The task ▸ Starting from the top of the material, restate each line exactly until the line that contains "plt.rcParams['font.family'] = ['Liberation", which is also copied. Pictures are excluded.
━━━━━━━━━━━━━━━━
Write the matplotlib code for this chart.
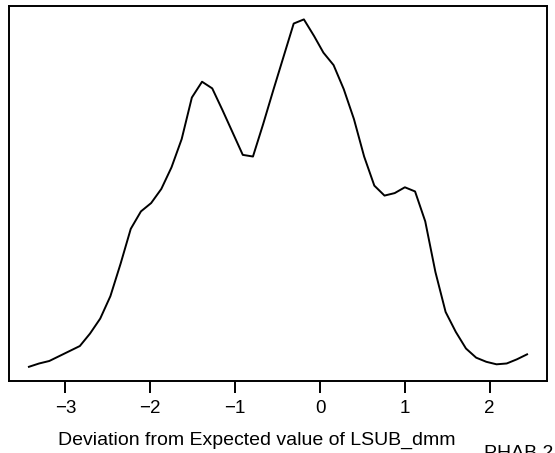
import matplotlib
matplotlib.use("Agg")
import matplotlib.pyplot as plt

plt.rcParams['font.family'] = ['Liberation Sans', 'DejaVu Sans']

# density estimate of deviation (grid values and density)
deviation = [-3.43, -3.31, -3.19, -3.07, -2.95, -2.83, -2.71, -2.59, -2.47, -2.35,
             -2.23, -2.11, -1.99, -1.87, -1.75, -1.63, -1.51, -1.39, -1.27, -1.15,
             -1.03, -0.91, -0.79, -0.67, -0.55, -0.43, -0.31, -0.19, -0.07, 0.04,
             0.16, 0.28, 0.40, 0.52, 0.64, 0.76, 0.88, 1.00, 1.12, 1.24,
             1.36, 1.48, 1.60, 1.72, 1.84, 1.96, 2.08, 2.20, 2.32, 2.44]
density = [0.015, 0.019, 0.022, 0.028, 0.034, 0.040, 0.055, 0.073, 0.100, 0.139,
           0.181, 0.202, 0.212, 0.229, 0.255, 0.289, 0.339, 0.358, 0.350, 0.324,
           0.297, 0.270, 0.268, 0.307, 0.348, 0.388, 0.428, 0.433, 0.413, 0.393,
           0.378, 0.349, 0.313, 0.268, 0.233, 0.221, 0.224, 0.231, 0.226, 0.190,
           0.129, 0.081, 0.057, 0.037, 0.026, 0.021, 0.018, 0.019, 0.024, 0.030]
xticks = [-3, -2, -1, 0, 1, 2]

W, H = 555, 453
fig = plt.figure(figsize=(W / 100, H / 100), dpi=100)
ax = fig.add_axes([9 / W, (H - 380.7) / H, (547 - 9) / W, (380.7 - 5.5) / H])

ax.plot(deviation, density, color="black", lw=1.4)

# R style 4% padding
xr = max(deviation) - min(deviation)
yr = max(density) - min(density)
ax.set_xlim(min(deviation) - 0.04 * xr, max(deviation) + 0.04 * xr)
ax.set_ylim(min(density) - 0.04 * yr, max(density) + 0.04 * yr)

for s in ax.spines.values():
    s.set_linewidth(1.4)
ax.set_yticks([])
ax.set_xticks(xticks)
ax.set_xticklabels([str(t).replace("-", "\u2212") for t in xticks])
ax.tick_params(axis="x", length=8.5, width=1.4, labelsize=13.5, pad=5.5)

fig.text(257 / W, (H - 444.5) / H, "Deviation from Expected value of LSUB_dmm",
         ha="center", va="baseline", fontsize=14)
fig.text(484 / W, (H - 445) / H, "PHAB 2", ha="left", va="top", fontsize=14)

fig.savefig("out.png", dpi=100)
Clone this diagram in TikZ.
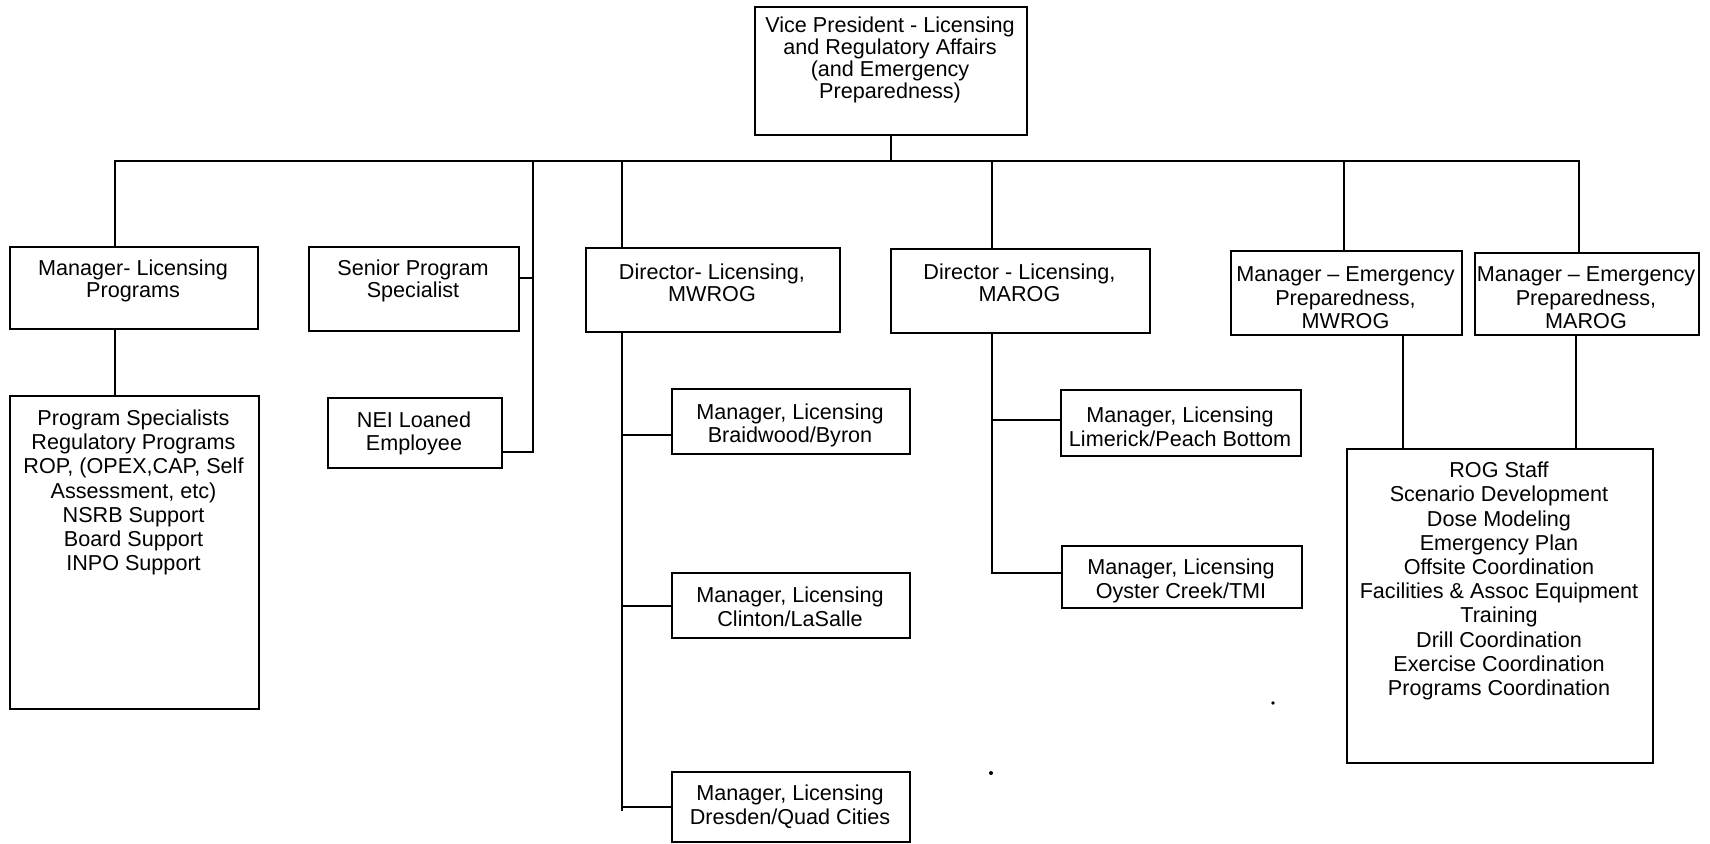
\documentclass[tikz,border=0pt]{standalone}
\usepackage{fontspec}
\setmainfont{Liberation Sans}
\usetikzlibrary{calc}
\tikzset{
  x=1pt, y=-1pt,
  box/.style={draw, line width=2.3pt, inner sep=0pt, anchor=north west},
  txt/.style={align=center, inner sep=0pt, font=\fontsize{21.6}{22}\selectfont},
  txtb/.style={align=center, inner sep=0pt, font=\fontsize{21.6}{23.5}\selectfont},
  txtl/.style={align=center, inner sep=0pt, font=\fontsize{21.6}{24.2}\selectfont},
  conn/.style={line width=2.3pt, line cap=rect},
}
\begin{document}
\begin{tikzpicture}
\useasboundingbox (0,0) rectangle (1710,843);
\fill[white] (0,0) rectangle (1710,843);

% boxes
\node[box, minimum width=272pt, minimum height=128pt] (vp)  at (754,6) {};
\node[box, minimum width=248pt, minimum height=82pt]  (b1)  at (9,246) {};
\node[box, minimum width=210pt, minimum height=84pt]  (b2)  at (308,246) {};
\node[box, minimum width=254pt, minimum height=84pt]  (b3)  at (585,247) {};
\node[box, minimum width=259pt, minimum height=84pt]  (b4)  at (890,248) {};
\node[box, minimum width=231pt, minimum height=84pt]  (b5)  at (1230,250) {};
\node[box, minimum width=224pt, minimum height=82pt]  (b6)  at (1474,252) {};
\node[box, minimum width=249pt, minimum height=313pt] (ps)  at (9,395) {};
\node[box, minimum width=174pt, minimum height=70pt]  (nei) at (327,397) {};
\node[box, minimum width=238pt, minimum height=65pt]  (bw)  at (671,388) {};
\node[box, minimum width=238pt, minimum height=65pt]  (cl)  at (671,572) {};
\node[box, minimum width=238pt, minimum height=70pt]  (dr)  at (671,771) {};
\node[box, minimum width=240pt, minimum height=66pt]  (lim) at (1060,389) {};
\node[box, minimum width=240pt, minimum height=62pt]  (oy)  at (1061,545) {};
\node[box, minimum width=306pt, minimum height=314pt] (rog) at (1346,448) {};

% texts
\node[txt] (vpt) at (890,60) {Vice President - Licensing\\and Regulatory Affairs\\(and Emergency\\Preparedness)};
\node[txt] (b1t) at (133,281) {Manager- Licensing\\Programs};
\node[txt] (b2t) at (413,281) {Senior Program\\Specialist};
\node[txt] (b3t) at (712,283) {Director- Licensing,\\MWROG};
\node[txt] (b4t) at (1019.5,283) {Director - Licensing,\\MAROG};
\node[txtb] (b5t) at (1345.5,298) {Manager -- Emergency\\Preparedness,\\MWROG};
\node[txtb] (b6t) at (1586,298) {Manager -- Emergency\\Preparedness,\\MAROG};
\node[txtl] (pst) at (133.5,492.5) {Program Specialists\\Regulatory Programs\\ROP, (OPEX,CAP, Self\\Assessment, etc)\\NSRB Support\\Board Support\\INPO Support};
\node[txtb] (neit) at (414,433.5) {NEI Loaned\\Employee};
\node[txtb] (bwt) at (790,425.5) {Manager, Licensing\\Braidwood/Byron};
\node[txtb] (clt) at (790,607) {Manager, Licensing\\Clinton/LaSalle};
\node[txtb] (drt) at (790,806.5) {Manager, Licensing\\Dresden/Quad Cities};
\node[txtb] (limt) at (1180,427) {Manager, Licensing\\Limerick/Peach Bottom};
\node[txtb] (oyt) at (1181,581) {Manager, Licensing\\Oyster Creek/TMI};
\node[txtl] (rogt) at (1499,581) {ROG Staff\\Scenario Development\\Dose Modeling\\Emergency Plan\\Offsite Coordination\\Facilities \& Assoc Equipment\\Training\\Drill Coordination\\Exercise Coordination\\Programs Coordination};

% junction coordinates on the main bus
\coordinate (jA) at (115,161);
\coordinate (jB) at (533,161);
\coordinate (jC) at (622,161);
\coordinate (jD) at (992,161);
\coordinate (jE) at (1344,161);
\coordinate (jF) at (1579,161);
\coordinate (kE) at (1403,340);
\coordinate (kF) at (1576,340);

% connectors
\draw[conn] (jA |- b1.north) -- (jA) -- (jF) -- (jF |- b6.north);
\draw[conn] (vp.south) -- (vp.south |- jA);
\draw[conn] (jA |- b1.south) -- (jA |- ps.north);

\coordinate (b2s) at ($(b2.north east)+(0,32)$);
\coordinate (neis) at ($(nei.south east)+(0,-17)$);
\draw[conn] (jB) -- (jB |- neis) -- (neis);
\draw[conn] (b2s) -- (b2s -| jB);

\draw[conn] (jC) -- (jC |- b3.north);
\coordinate (bws) at ($(bw.north west)+(0,47)$);
\draw[conn] (jC |- b3.south) -- ($(jC |- dr.west)+(0,3)$);
\draw[conn] (jC |- bws) -- (bws);
\draw[conn] (jC |- cl.west) -- (cl.west);
\draw[conn] (jC |- dr.west) -- (dr.west);

\draw[conn] (jD) -- (jD |- b4.north);
\coordinate (lims) at ($(lim.west)+(0,-3)$);
\coordinate (oys) at ($(oy.west)+(0,-4)$);
\draw[conn] (jD |- b4.south) -- (jD |- oys) -- (oys);
\draw[conn] (jD |- lims) -- (lims);

\draw[conn] (jE) -- (jE |- b5.north);
\draw[conn] (kE |- b5.south) -- (kE |- rog.north);
\draw[conn] (kF |- b6.south) -- (kF |- rog.north);

% small specks
\fill (991,773) circle (2);
\fill (1273,703) circle (1.8);
\end{tikzpicture}
\end{document}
━━━━━━━━━━━━━━━━
Response ▸
Write the matplotlib code for this chart.
import matplotlib
matplotlib.use("Agg")
import matplotlib.pyplot as plt

plt.rcParams['font.family'] = ['Liberation Sans', 'DejaVu Sans']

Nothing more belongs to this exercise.